J’ai retenu une leçon de mon beau-père Mo, qui est resté hippie toute sa vie, quand il m’a rabattu le caquet à propos des années 1960 que je portais aux nues. Ce n’était pas si le fun que ça, rappelait-il lui aussi. Pas vrai que tout le monde avait des fleurs din cheveux, fallait-tu être niaiseux. Les hippies étaient une minorité. On l’a souvent insulté et menacé parce qu’il portait les cheveux longs, c’était aussi des années de répression, de guerre au Viêtnam, de matraques à la Saint-Jean, de ségrégation raciale et d’assassinats politiques (les Kennedy, Martin Luther King et Malcolm X). Le grand génie de la série Mad Men est d’avoir recadré cette époque en évacuant la nostalgie.
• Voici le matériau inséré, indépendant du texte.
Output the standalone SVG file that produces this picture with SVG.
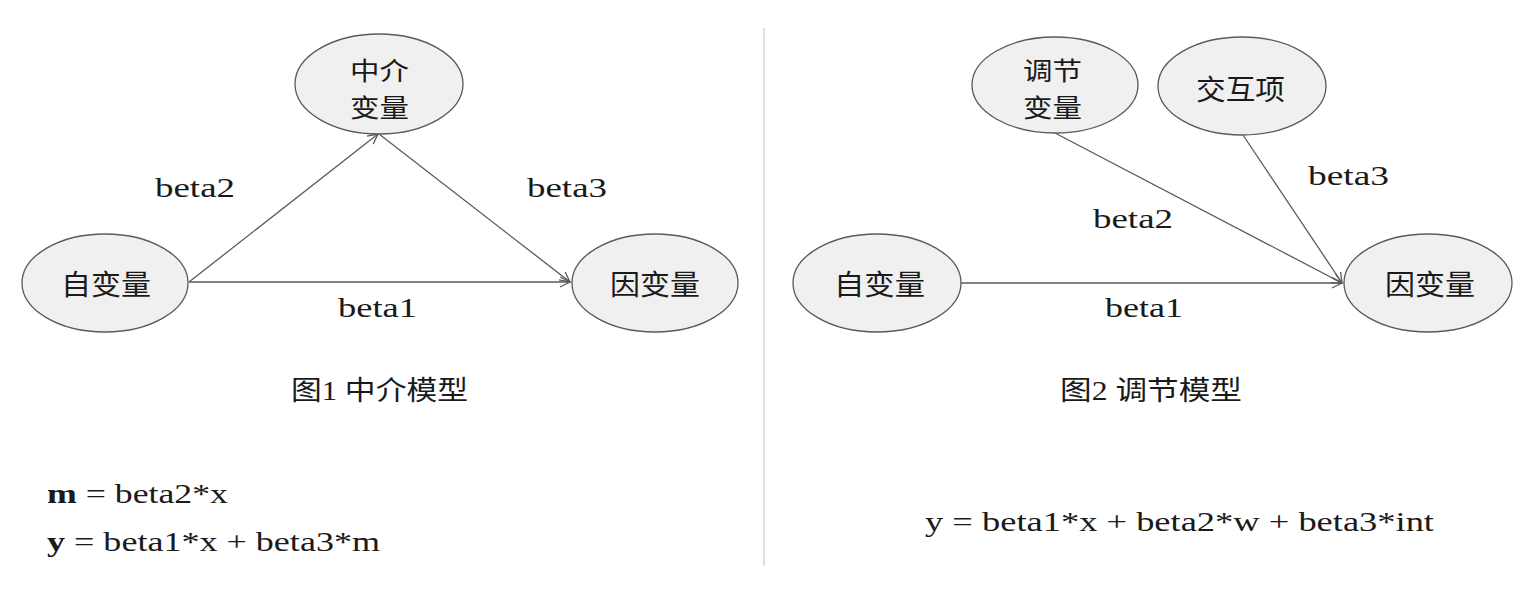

Un bon film pour décrire cette insatisfaction permanente du temps où l’on vit est Midnight in Paris de Woody Allen. Le personnage principal, qui aurait tellement voulu vivre à l’époque des écrivains de la « génération perdue » – les Ernest Hemingway, F. Scott Fitzgerald, Sylvia Beach et Gertrude Stein –, se retrouve catapulté parmi eux par un passage spatio-temporel, seulement pour découvrir que ces artistes-là auraient voulu vivre au temps de la « Belle Époque ».

La seule chose dont je suis un peu nostalgique, c’est du monde pré-internet, qui n’est pas loin de ressembler à un âge de pierre. Ça n’a pas de sens, l’énormité de ce bouleversement, comme a dû l’être l’électricité pour mes ancêtres.

Aucune génération n’a eu accès à autant de connaissances ; son seul problème est probablement d’avoir à gérer cette abondance. Mais sinon et malgré tout, je trouve passionnant le moment présent. Aujourd’hui, je sais que rien n’arrête le temps et je veux profiter de tout parce que ça passe trop vite. Je n’ai plus envie de nostalgie, même si je me prépare psychologiquement au comeback des années 2000. J’ai retenu le carpe diem de Dead Poets Society (un excellent film des années 1980, soit dit en passant).

Dans 30 ans, qui sait, quand les ados diront à leurs parents « ce devait être formidable, les années 2020 », ils se feront répondre « oui, mais il y avait la pandémie, la crise écologique, la pénurie de main-d’œuvre et de logements... ». Peut-être qu’alors, ils redécouvriront 80’s de FouKi.